Your child may mix alcohol and prescription drugs for many reasons, but this is a dangerous practice that can result in death. Some people mix drugs to experience a greater high, to increase the effects of a depressant or because they did not read their prescriptions accurately.
Whatever the motivation for taking these two substances together, the consequences of doing so can be life-threatening.
Effects of Prescription Drug Abuse
Prescription drugs come in many forms, but people most commonly abuse the following substances.
- Depressants – Examples include barbiturates, benzodiazepines and sleep medications. These drugs are normally prescribed to combat insomnia or anxiety, but they can lower blood pressure and can cause respiratory distress and death when abused or mixed with alcohol.
- Opioids and morphine derivatives – These include codeine, hydrocodone, methadone and oxycodone. Most people take these drugs to relieve pain, but these drugs can slow or stop breathing, slow the heart and cause unconsciousness. When combined with alcohol, these drugs can lead to death.
- Stimulants – Examples are amphetamines and methylphenidate, which are often prescribed for obesity, narcolepsy, and attention-deficit hyperactivity disorder.

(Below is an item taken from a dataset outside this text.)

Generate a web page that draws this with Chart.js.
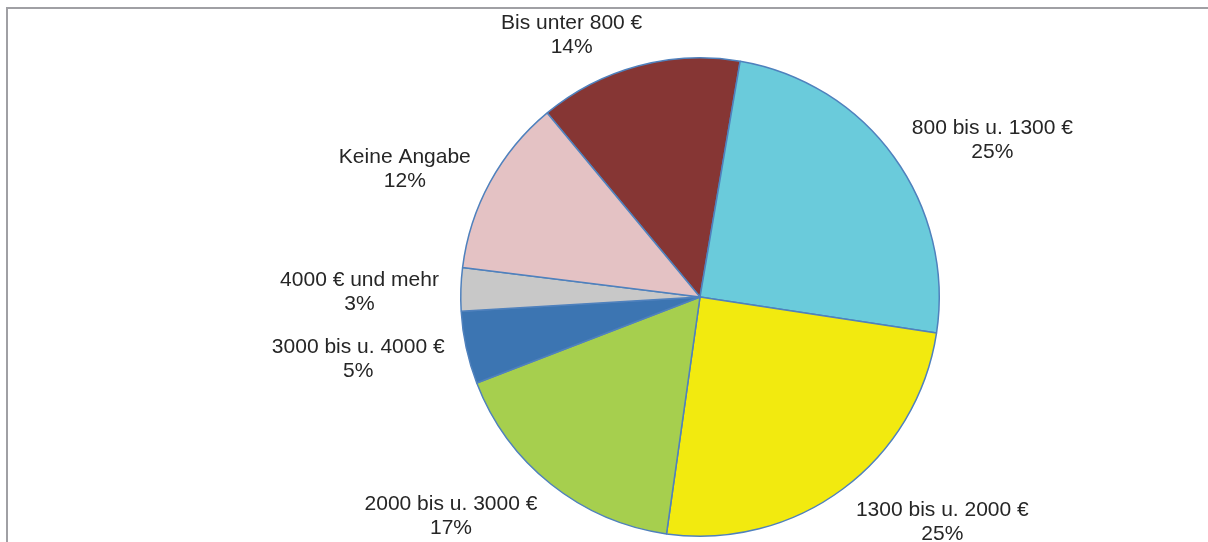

When abused, they can cause heart problems, such as high blood pressure and heart attack, increased metabolism, seizures and, stroke.
Your child may think it is safe to abuse prescription drugs because they are legal. However, this notion is completely false. When abused (which means used in any way that deviates from a doctor’s prescription), these drugs are just as dangerous as illegal drugs. Many people abuse prescription drugs in spite of these dangers; in fact, the NIDA found that around 16 million US citizens, or 5% of the population, reported prescription drug abuse in 2010.
Frequency of Alcohol and Prescription Drug Abuse
There appears to be a correlation between alcohol and prescription drug abuse. A 2008 report from the NIDA states that people who are addicted to or abuse alcohol are 18 times more likely to abuse prescription drugs than nondrinkers are. As this report explains, people who mix alcohol and prescription drugs have a greater chance of alcohol overdose, but this drug combination also makes it more difficult to recover, meaning death is more likely.
The 2008 NIDA report also found that people between the ages of 18 and 24 have the greatest risks of combining alcohol and prescription drugs. Additionally, the National Institute on Alcohol Abuse and Alcoholism states that both women and older people face greater dangers when mixing alcohol and prescription drugs. Women have less water in their bodies than men, so they hold substances inside for longer. Older people have slower metabolisms, so they cannot process substances as quickly.